Your next problem is that the logic you have described is a bit vague. Time in a computer should not be treated as absolute; there is no "during the same 60s interval" in two different threads.

There is happens-before some synchronization and happens-after that synchronization.

I suspect you might want a latch. A latch is a synchronization primitive (but less primitive than condition variable). Think of a latch on a door or a gate. It starts off closed, and you can open it; but once you open it, there is no way to close it again.

Here, the latch being "open" means "worker thread, cease your endless toil".

struct latch {
  void open_latch() {
    auto l = lock();
    open = true;
    cv.notify_all();
  }
  void wait() const {
    auto l = lock();
    cv.wait(l, [&]{ return open; });
  }
  template<class Rep, class Period>
  bool wait_for(const std::chrono::duration<Rep, Period>& duration) const {
    auto l = lock();
    return cv.wait_for(l, duration, [&]{ return open; });
  }
  template<class Clock, class Period>
  bool wait_until(const std::chrono::time_point<Clock, Period>& when) const {
    auto l = lock();
    return cv.wait_until(l, when, [&]{ return open; });
  }
private:
  auto lock() const { return std::unique_lock<std::mutex>(m); }
  mutable std::mutex m;
  bool open = false;
  std::condition_variable cv;
};

now your code looks like:

latch l;

Thread1:
void ThreadWork
{
    while(!l.wait_for(60s))
    {
        Work();
    }
    return;
}

Thread2:
void RequestEnd()
{
    l.open_latch();
}

(Code not tested, but this isn't my first rodeo).
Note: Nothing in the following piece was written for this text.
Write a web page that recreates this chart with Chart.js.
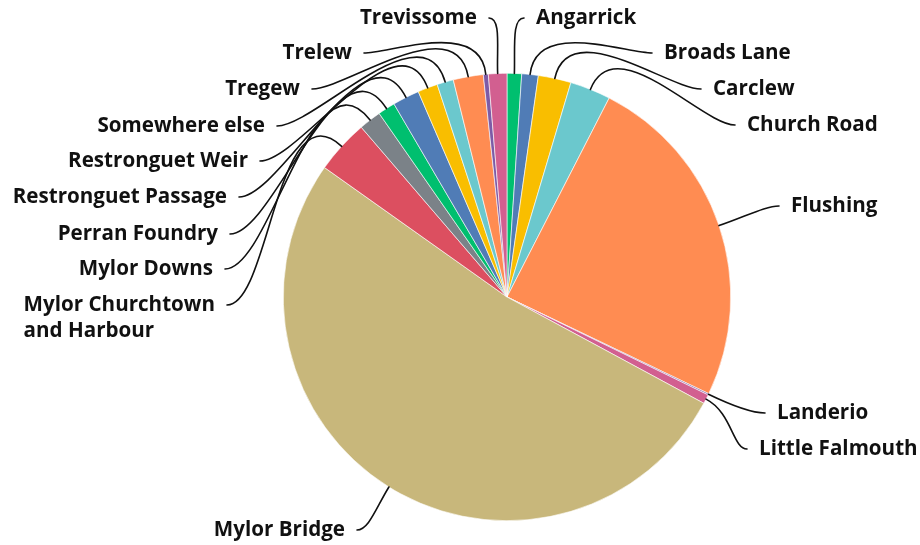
<!DOCTYPE html>
<html>
<head>
<meta charset="utf-8">
<script src="https://cdn.jsdelivr.net/npm/chart.js@4.4.0/dist/chart.umd.min.js"></script>
<style>
  html, body { margin: 0; padding: 0; background: #fff; }
  #wrap { width: 920px; height: 545px; position: relative; }
</style>
</head>
<body>
<div id="wrap"><canvas id="pie"></canvas></div>
<script>
/* ---- data (clockwise from 12 o'clock) ---- */
const categories = [
  'Angarrick', 'Broads Lane', 'Carclew', 'Church Road', 'Flushing',
  'Landerio', 'Little Falmouth', 'Mylor Bridge', 'Mylor Churchtown\nand Harbour',
  'Mylor Downs', 'Perran Foundry', 'Restronguet Passage', 'Restronguet Weir',
  'Somewhere else', 'Tregew', 'Trelew', 'Trevissome'
];
const shares = [
  1.05, 1.19, 2.37, 2.94, 24.56,
  0.1, 0.67, 51.94, 3.89,
  1.61, 1.25, 1.94, 1.44,
  1.19, 2.17, 0.36, 1.33
];

/* ---- styling ---- */
const sliceColors = [
  '#00bf6f', '#507cb6', '#f9be00', '#6bc8cd', '#ff8c52',
  '#7d5ba6', '#d25f90', '#c8b77b', '#dc4f60',
  '#7b8288', '#00bf6f', '#507cb6', '#f9be00',
  '#6bc8cd', '#ff8c52', '#7d5ba6', '#d25f90'
];

/* where each leader line ends: [x, y, side of the pie] */
const labelAnchors = [
  [524, 18, 'R'], [652, 53, 'R'], [701, 89, 'R'], [735, 125, 'R'], [779, 206, 'R'],
  [765, 413, 'R'], [747, 449, 'R'], [357, 530, 'L'], [227, 305, 'L'],
  [225, 269, 'L'], [230, 234, 'L'], [239, 197, 'L'], [260, 161, 'L'],
  [277, 126, 'L'], [312, 89, 'L'], [364, 53, 'L'], [489, 18, 'L']
];

const LABEL_FONT = '700 20.6px "Open Sans"';
const LABEL_GAP = 12;
const LINE_HEIGHT = 26;

/* leader lines + labels */
const outLabels = {
  id: 'outLabels',
  afterDatasetsDraw(chart) {
    const ctx = chart.ctx;
    const meta = chart.getDatasetMeta(0);
    ctx.save();
    ctx.font = LABEL_FONT;
    ctx.textBaseline = 'middle';
    ctx.fillStyle = '#111';
    ctx.strokeStyle = '#111';
    ctx.lineWidth = 1.6;
    ctx.lineCap = 'round';

    meta.data.forEach((arc, i) => {
      const p = arc.getProps(['x', 'y', 'startAngle', 'endAngle', 'outerRadius'], true);
      const mid = (p.startAngle + p.endAngle) / 2;
      const cos = Math.cos(mid), sin = Math.sin(mid);
      const x0 = p.x + cos * p.outerRadius;
      const y0 = p.y + sin * p.outerRadius;
      const [ax, ay, side] = labelAnchors[i];
      const dir = side === 'R' ? 1 : -1;
      const dist = Math.hypot(ax - x0, ay - y0);

      ctx.beginPath();
      ctx.moveTo(x0, y0);
      ctx.bezierCurveTo(
        x0 + cos * dist * 0.45, y0 + sin * dist * 0.45,
        ax - dir * dist * 0.22, ay,
        ax, ay
      );
      ctx.stroke();

      // text
      const lines = categories[i].split('\n');
      if (lines.length > 1) {
        const w = Math.max(...lines.map(l => ctx.measureText(l).width));
        const left = ax - LABEL_GAP - w;
        ctx.textAlign = 'left';
        lines.forEach((l, k) => ctx.fillText(l, left, ay + k * LINE_HEIGHT));
      } else {
        ctx.textAlign = side === 'R' ? 'left' : 'right';
        ctx.fillText(lines[0], ax + dir * LABEL_GAP, ay);
      }
    });
    ctx.restore();
  }
};

new Chart(document.getElementById('pie'), {
  type: 'pie',
  data: {
    labels: categories,
    datasets: [{
      data: shares,
      backgroundColor: sliceColors,
      borderColor: '#ffffff',
      borderWidth: 0.6,
    }],
  },
  options: {
    responsive: true,
    maintainAspectRatio: false,
    animation: false,
    layout: { padding: { top: 73, bottom: 24, left: 250, right: 156 } },
    plugins: {
      legend: { display: false },
      tooltip: { enabled: false },
    },
  },
  plugins: [outLabels],
});
</script>
</body>
</html>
There are a bunch of things this pattern handles, including the latch being opened before anyone waits on it.

I'd advise using wait_until instead of wait_for if you want X instances of work to occur after X minutes (note if the work takes more than 1 minute, the waiting will be reduce to near zero time). If you instead want a 1 minute "break" between doing work, use wait_for.

Almost all uses of std::condition_variable has this 3 part system; the mutex, the payload and the condition variable. The mutex should pretty much always guard the payload (even if atomic!) and only the payload. Sometimes the payload is two-part, like an abort flag and a more complex data structure.

Answer 5

It is wrong to use condition_variable without another condition, due to spurious wakes. You need at least a bool variable.

The someLock should protect that other condition, and it should go locked into wait_for.

A lock acquired in a thread should be released in the same thread afterwards. (Usually, though not always, locks are stack variables).

Also dues to spurious wakes non-predicate wait_for is not convenient to use, as you need to recalculate timeout. Prefer predicate form, and check the condition in your predicate.